Türkiye’ye özgü olan Türk kahvesi yalnızca hazırlanma biçimi açısından Türkiye’ye aittir. Çünkü Türkiye bir kahve üreticisi değildir. Türk kahvesi adı sadece bu kahvenin kendine özel olan demleme yönteminden dolayı gelir. En çok bilinen ve söylenen hikayede yazılana göre Türkler kahve ile 16. yüzyılda kahvenin Osmanlı başkenti İstanbul’a Yemen valisi tarafından getirilmesi ile tanışmıştır ve böyle Türk kahvesinin serüveni Osmanlıların kahveyi çok sevmeleri ve bir sürü kahvehaneler açılması ile başlamıştır.
O dönemde Türk kahvesini demlemek için bakır cezve kullanılıyor, sunum için gümüş fincanlar tercih ediliyor, kahveyi içmeden önce şerbet ve tatlı ikramları yapılıyordu. Bu şekilde sunulan Türk kahvesi her şey de olduğu gibi gerek demleme yöntemi olsun gerek sunum şekli olsun birtakım değişikliklere uğrayarak günümüze kadar ulaşmıştır.
En iyi şekilde bol köpüklü Türk kahvesi yapabilmek için kahve çekirdeklerinin çok ince bir şekilde toz gibi çekilmiş olması gerekir. Türk kahvesi yapımı için iki farklı yöntem bulunur. Bunlardan birincisinde cezvenin içine yapılacak olan her bir fincan Türk kahvesi için bir fincan su konulur ve yine her fincan kahveye 1 tatlı kaşığı kahve tozu ve isteğe bağlı olarak da miktarını ayarlayabileceğiniz 1 çay kaşığı şekeri ilave edin.
Kahve tozunu su ile iyice karıştırıp tamamen karışmasını sağlayın. Kısık ateşe yerleştirdiğiniz cezveyi artık karıştırmamalısınız. Kahve kaynayana kadar bu şekilde kısık ateşte demleyin. Kaynamaya başladığında kahvenin üstünde oluşan köpüğü kaşık ile ayırarak fincanlara paylaştırın. Daha sonra kahveyi tekrardan kaynatarak fincanlara hepsini dağıtın.

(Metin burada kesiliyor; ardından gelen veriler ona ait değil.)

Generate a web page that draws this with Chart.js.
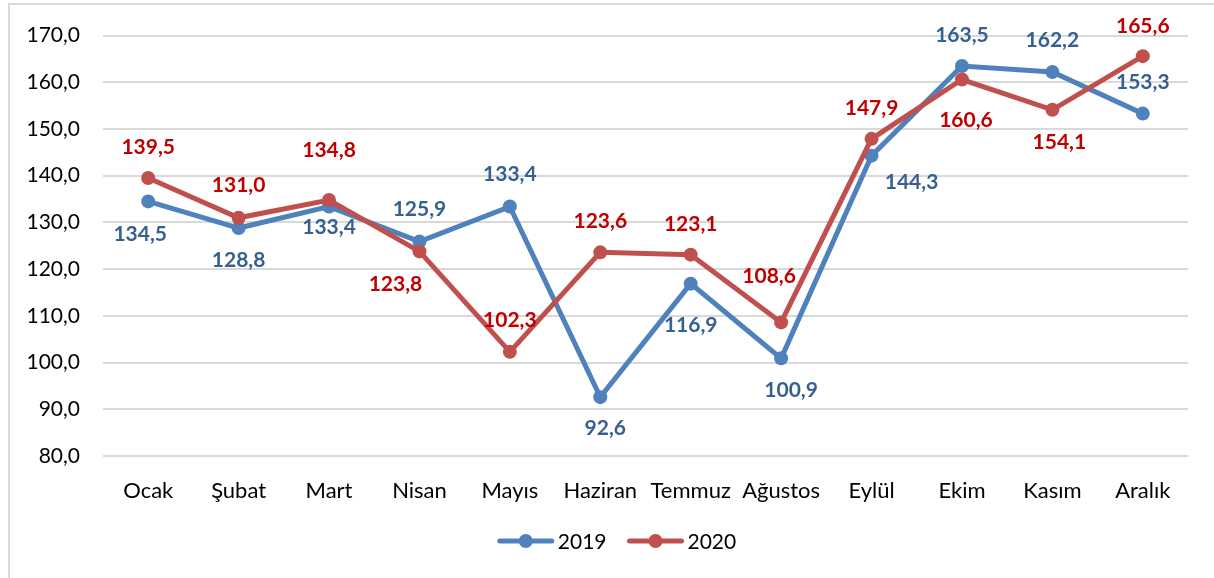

Bu yöntemde kullanılan malzemeler ve miktarları diğer yöntem ile aynıdır. Fakat bu yöntemde pişirme yöntemi biraz farklıdır. Bu kahve pişirme yöntemi buzdolabından çıkartılan soğuk su kullanılarak yapılır. Yine kısık ateşte pişirilen kahve kaynamaya başlayınca diğer yöntemde olduğu gibi köpük tüm fincanlara dağıtılır. Köpükler dağıtıldıktan sona tekrar kaynatılan kahve fincanların yarısını dolduracak şekilde tüm fincanlara doldurulur. Daha sonra ocakta ikinci kez tekrardan kaynatılarak fincanlar sırası ile tamamen doldurulur ve servis edilir.